------ PROVIDED MATERIAL ------

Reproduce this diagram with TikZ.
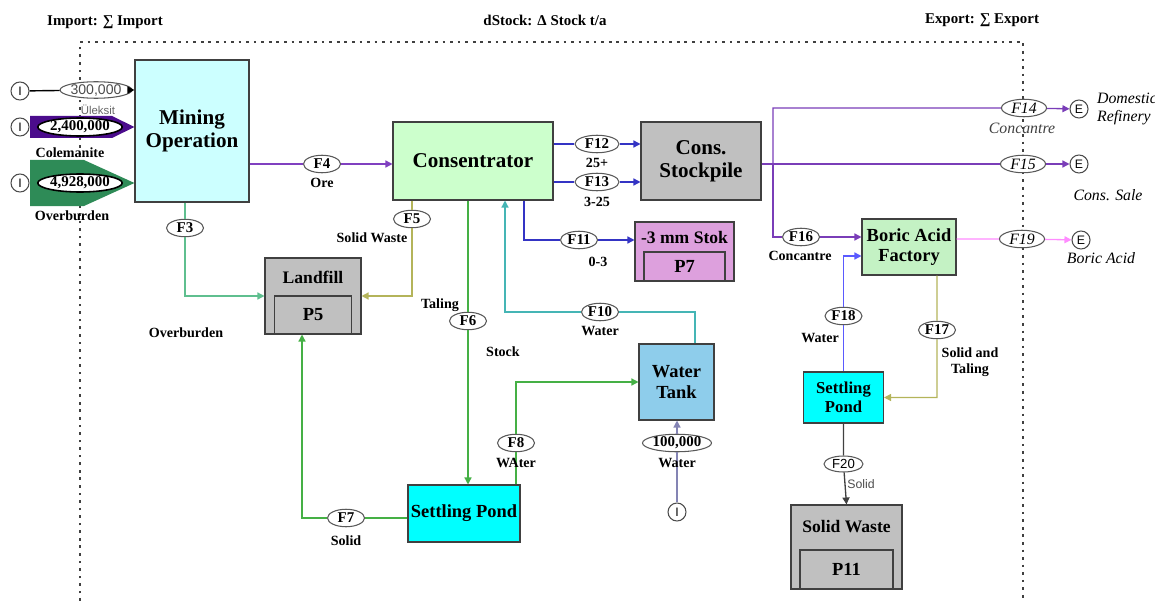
\documentclass[tikz,border=0pt]{standalone}
\usepackage{fontspec}
\setmainfont{Liberation Serif}
\setsansfont{Liberation Sans}
\usetikzlibrary{arrows.meta,positioning,shapes.geometric,calc}

\definecolor{minecyan}{HTML}{CCFFFF}
\definecolor{consgreen}{HTML}{CCFFCC}
\definecolor{boricgreen}{HTML}{C4F2C4}
\definecolor{stockgray}{HTML}{C0C0C0}
\definecolor{stokviolet}{HTML}{DDA0DD}
\definecolor{pondcyan}{HTML}{00FFFF}
\definecolor{tankblue}{HTML}{8ECDEB}
\definecolor{orepurple}{HTML}{8040C0}
\definecolor{expurple}{HTML}{7A3DB8}
\definecolor{fatpurple}{HTML}{4B0C8C}
\definecolor{fatgreen}{HTML}{2E8B57}
\definecolor{sizeblue}{HTML}{3434C4}
\definecolor{overgreen}{HTML}{5FBF8F}
\definecolor{wasteolive}{HTML}{B4B45A}
\definecolor{talgreen}{HTML}{45B045}
\definecolor{waterteal}{HTML}{45B5B5}
\definecolor{boricblue}{HTML}{5A5AFF}
\definecolor{boricpink}{HTML}{FF8CFF}
\definecolor{inputgray}{HTML}{8484B4}

\begin{document}
\begin{tikzpicture}[
	x = 0.02cm, y = -0.02cm, % one unit = one pixel of the sketch
	> = {Triangle[length=4pt, width=4pt]},
	box/.style={draw=black!75, semithick, align=center, inner sep=1pt, font=\bfseries\fontsize{10.5}{11.5}\selectfont},
	flow/.style={ellipse, draw=black!65, fill=white, semithick, inner sep=0pt, minimum width=0.74cm, minimum height=0.35cm, font=\bfseries\fontsize{8.5}{9}\selectfont},
	lab/.style={align=center, inner sep=1pt, font=\bfseries\fontsize{8}{9}\selectfont},
	ilab/.style={align=left, inner sep=1pt, font=\itshape\fontsize{9}{10}\selectfont},
	io/.style={circle, draw=black!70, fill=white, semithick, minimum size=0.36cm, inner sep=0pt, font=\sffamily\fontsize{7}{8}\selectfont},
	fl/.style={line width=0.75pt, ->},
	]

	\useasboundingbox (0,0) rectangle (1155,601);

	% System boundary
	\draw[black!75, line width=0.8pt, dash pattern=on 1.5pt off 2.8pt] (80,601) -- (80,42) -- (1023,42) -- (1023,601);
	\node[lab, font=\bfseries\fontsize{8.5}{9}\selectfont] (hImp) at (105,22) {Import: ∑ Import};
	\node[lab, font=\bfseries\fontsize{8.5}{9}\selectfont] (hStk) at (545,20) {dStock: Δ Stock t/a};
	\node[lab, font=\bfseries\fontsize{8.5}{9}\selectfont] (hExp) at (982,20) {Export: ∑ Export};

	% Processes and stocks
	\node[box, fill=minecyan, minimum width=2.28cm, minimum height=2.84cm, font=\bfseries\fontsize{12}{13}\selectfont] (mine) at (192,131) {Mining\\Operation};
	\node[box, fill=consgreen, minimum width=3.2cm, minimum height=1.56cm, font=\bfseries\fontsize{12}{13}\selectfont] (cons) at (473,161) {Consentrator};
	\node[box, fill=stockgray, minimum width=2.4cm, minimum height=1.56cm, font=\bfseries\fontsize{12}{13}\selectfont] (stock) at (701,161) {Cons.\\Stockpile};
	\node[box, fill=stokviolet, minimum width=1.98cm, minimum height=1.18cm] (p7) at (684.5,251.5) {};
	\node[box, fill=stokviolet, minimum width=1.62cm, minimum height=0.58cm, anchor=south] (p7in) at (p7.south) {P7};
	\node[lab, font=\bfseries\fontsize{10}{11}\selectfont] (p7t) at (684.5,237) {-3 mm Stok};
	\node[box, fill=stockgray, minimum width=1.92cm, minimum height=1.52cm] (land) at (313,296) {};
	\node[box, fill=stockgray, minimum width=1.54cm, minimum height=0.76cm, anchor=south] (landin) at (land.south) {P5};
	\node[lab, font=\bfseries\fontsize{10}{11}\selectfont] (landt) at (313,277) {Landfill};
	\node[box, fill=pondcyan, minimum width=2.24cm, minimum height=1.14cm] (pond) at (464,513.5) {Settling Pond};
	\node[box, fill=tankblue, minimum width=1.5cm, minimum height=1.52cm] (tank) at (676.5,382) {Water\\Tank};
	\node[box, fill=boricgreen, minimum width=1.88cm, minimum height=1.12cm] (boric) at (909,247) {Boric Acid\\Factory};
	\node[box, fill=pondcyan, minimum width=1.6cm, minimum height=1.02cm, font=\bfseries\fontsize{9.5}{10.5}\selectfont] (pond2) at (843.5,397.5) {Settling\\Pond};
	\node[box, fill=stockgray, minimum width=2.22cm, minimum height=1.68cm] (sw) at (846.5,547) {};
	\node[box, fill=stockgray, minimum width=1.86cm, minimum height=0.78cm, anchor=south] (swin) at (sw.south) {P11};
	\node[lab, font=\bfseries\fontsize{10}{11}\selectfont] (swt) at (846.5,527) {Solid Waste};

	% Imports
	\fill[fatpurple] (30,116) -- (112,116) -- (mine.west |- 0,127) -- (112,138) -- (30,138) -- cycle;
	\fill[fatgreen] (30,160) -- (84,160) -- (mine.west |- 0,183) -- (84,206) -- (30,206) -- cycle;
	\node[io] (in1) at (20,91) {I};
	\node[io] (in2) at (20,127) {I};
	\node[io] (in3) at (20,183) {I};
	\node[flow, minimum width=1.24cm, minimum height=0.33cm, font=\sffamily\fontsize{8}{9}\selectfont, text=black!70] (v1) at (96,90) {300,000};
	\node[flow, minimum width=1.56cm, minimum height=0.36cm, draw=black, line width=0.9pt] (v2) at (80,127) {2,400,000};
	\node[flow, minimum width=1.56cm, minimum height=0.36cm, draw=black, line width=0.9pt] (v3) at (80,183) {4,928,000};
	\draw[thick, ->] (in1) -- (v1) -- (mine.west |- v1);
	\node[lab, font=\sffamily\fontsize{6.5}{7}\selectfont, text=black!60] (l1) at (98,110) {Üleksit};
	\node[lab] (l2) at (70,153) {Colemanite};
	\node[lab] (l3) at (72,216) {Overburden};

	% Flow labels (ellipses)
	\node[flow] (f3) at (185,228) {F3};
	\node[flow] (f4) at (322,164) {F4};
	\node[flow] (f5) at (412,219) {F5};
	\node[flow] (f6) at (468,321) {F6};
	\node[flow] (f7) at (346,518) {F7};
	\node[flow] (f8) at (516,443) {F8};
	\node[flow] (f10) at (600,312) {F10};
	\node[flow] (f11) at (579,240) {F11};
	\node[flow, minimum width=0.88cm] (f12) at (597,144) {F12};
	\node[flow, minimum width=0.88cm] (f13) at (597,182) {F13};
	\node[flow, minimum width=0.9cm, font=\itshape\fontsize{9}{10}\selectfont] (f14) at (1024,108) {F14};
	\node[flow, minimum width=0.9cm, font=\itshape\fontsize{9}{10}\selectfont] (f15) at (1023,164) {F15};
	\node[flow] (f16) at (801,237) {F16};
	\node[flow] (f17) at (937,330) {F17};
	\node[flow] (f18) at (843.5,316) {F18};
	\node[flow, minimum width=0.9cm, font=\itshape\fontsize{9}{10}\selectfont] (f19) at (1022,239) {F19};
	\node[flow, minimum width=0.78cm, minimum height=0.32cm, font=\sffamily\fontsize{7.5}{8}\selectfont] (f20) at (843.5,464) {F20};
	\node[flow, minimum width=1.38cm] (w100) at (677,443) {100,000};
	\node[io] (in4) at (677,512) {I};
	\node[io] (e1) at (1079,109) {E};
	\node[io] (e2) at (1079,164) {E};
	\node[io] (e3) at (1081,240) {E};
	\coordinate (split) at (773,164);

	% Connectors
	\draw[fl, orepurple] (mine.east |- f4) -- (f4) -- (cons.west |- f4);
	\draw[fl, overgreen] (mine.south -| f3) -- (f3) |- (land.west);
	\draw[fl, wasteolive] (cons.south -| f5) -- (f5) |- (land.east);
	\draw[fl, talgreen] (cons.south -| f6) -- (f6) -- (pond.north -| f6);
	\draw[fl, talgreen] (pond.west |- f7) -- (f7) -| ([xshift=-0.22cm]land.south);
	\draw[fl, talgreen] (pond.north -| f8) -- (f8) |- (tank.west);
	\draw[fl, waterteal] ([xshift=0.37cm]tank.north) |- (f10) -| ([xshift=0.64cm]cons.south);
	\draw[fl, sizeblue] ([xshift=1.02cm]cons.south) |- (f11) -- (p7.west |- f11);
	\draw[fl, sizeblue] (cons.east |- f12) -- (f12) -- (stock.west |- f12);
	\draw[fl, sizeblue] (cons.east |- f13) -- (f13) -- (stock.west |- f13);
	\draw[fl, inputgray] (in4) -- (w100) -- (tank.south -| in4);
	\draw[fl, expurple] (split) |- (f14) -- (e1);
	\draw[fl, expurple] (stock.east |- split) -- (f15) -- (e2);
	\draw[fl, expurple] (split) |- (f16) -- (boric.west |- f16);
	\draw[fl, boricpink] (boric.east |- f19) -- (f19) -- (e3);
	\draw[fl, wasteolive] ([xshift=0.56cm]boric.south) -- (f17) |- (pond2.east);
	\draw[fl, boricblue] (pond2.north) -- (f18) |- ([yshift=-0.18cm]boric.west);
	\draw[fl, black!75] (pond2.south) -- (f20) -- (sw.north);

	% Flow texts
	\node[lab] (tOre) at (322,183) {Ore};
	\node[lab] (t25) at (597,163) {25+};
	\node[lab] (t325) at (597,202) {3-25};
	\node[lab] (t03) at (598,262) {0-3};
	\node[lab] (tSW) at (372,238) {Solid Waste};
	\node[lab] (tOb) at (186,333) {Overburden};
	\node[lab] (tTal) at (440,305) {Taling};
	\node[lab] (tStk) at (503,352) {Stock};
	\node[lab] (tW10) at (600,331) {Water};
	\node[lab] (tW8) at (516,463) {WAter};
	\node[lab] (tW0) at (677,463) {Water};
	\node[lab] (tSol) at (346,541) {Solid};
	\node[lab] (tCon) at (800,256) {Concantre};
	\node[lab] (tW18) at (820,338) {Water};
	\node[lab] (tST) at (970,362) {Solid and\\Taling};
	\node[lab, font=\sffamily\fontsize{7}{8}\selectfont, text=black!70] (tSol2) at (861,484) {Solid};
	\node[ilab, text=black!75] (tConI) at (1022,128) {Concantre};
	\node[ilab, anchor=west] (tDom) at (1095,109) {Domestic\\Refinery};
	\node[ilab] (tSale) at (1108,195) {Cons. Sale};
	\node[ilab] (tBor) at (1101,258) {Boric Acid};

\end{tikzpicture}
\end{document}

------

### YOUR TASK
Take the material above from its first line through the line holding "(0,0) rectangle (1155,601);" and set it down exactly, without the pictures.

### WRITTEN ANSWER
Reproduce this diagram with TikZ.
\documentclass[tikz,border=0pt]{standalone}
\usepackage{fontspec}
\setmainfont{Liberation Serif}
\setsansfont{Liberation Sans}
\usetikzlibrary{arrows.meta,positioning,shapes.geometric,calc}

\definecolor{minecyan}{HTML}{CCFFFF}
\definecolor{consgreen}{HTML}{CCFFCC}
\definecolor{boricgreen}{HTML}{C4F2C4}
\definecolor{stockgray}{HTML}{C0C0C0}
\definecolor{stokviolet}{HTML}{DDA0DD}
\definecolor{pondcyan}{HTML}{00FFFF}
\definecolor{tankblue}{HTML}{8ECDEB}
\definecolor{orepurple}{HTML}{8040C0}
\definecolor{expurple}{HTML}{7A3DB8}
\definecolor{fatpurple}{HTML}{4B0C8C}
\definecolor{fatgreen}{HTML}{2E8B57}
\definecolor{sizeblue}{HTML}{3434C4}
\definecolor{overgreen}{HTML}{5FBF8F}
\definecolor{wasteolive}{HTML}{B4B45A}
\definecolor{talgreen}{HTML}{45B045}
\definecolor{waterteal}{HTML}{45B5B5}
\definecolor{boricblue}{HTML}{5A5AFF}
\definecolor{boricpink}{HTML}{FF8CFF}
\definecolor{inputgray}{HTML}{8484B4}

\begin{document}
\begin{tikzpicture}[
	x = 0.02cm, y = -0.02cm, % one unit = one pixel of the sketch
	> = {Triangle[length=4pt, width=4pt]},
	box/.style={draw=black!75, semithick, align=center, inner sep=1pt, font=\bfseries\fontsize{10.5}{11.5}\selectfont},
	flow/.style={ellipse, draw=black!65, fill=white, semithick, inner sep=0pt, minimum width=0.74cm, minimum height=0.35cm, font=\bfseries\fontsize{8.5}{9}\selectfont},
	lab/.style={align=center, inner sep=1pt, font=\bfseries\fontsize{8}{9}\selectfont},
	ilab/.style={align=left, inner sep=1pt, font=\itshape\fontsize{9}{10}\selectfont},
	io/.style={circle, draw=black!70, fill=white, semithick, minimum size=0.36cm, inner sep=0pt, font=\sffamily\fontsize{7}{8}\selectfont},
	fl/.style={line width=0.75pt, ->},
	]

	\useasboundingbox (0,0) rectangle (1155,601);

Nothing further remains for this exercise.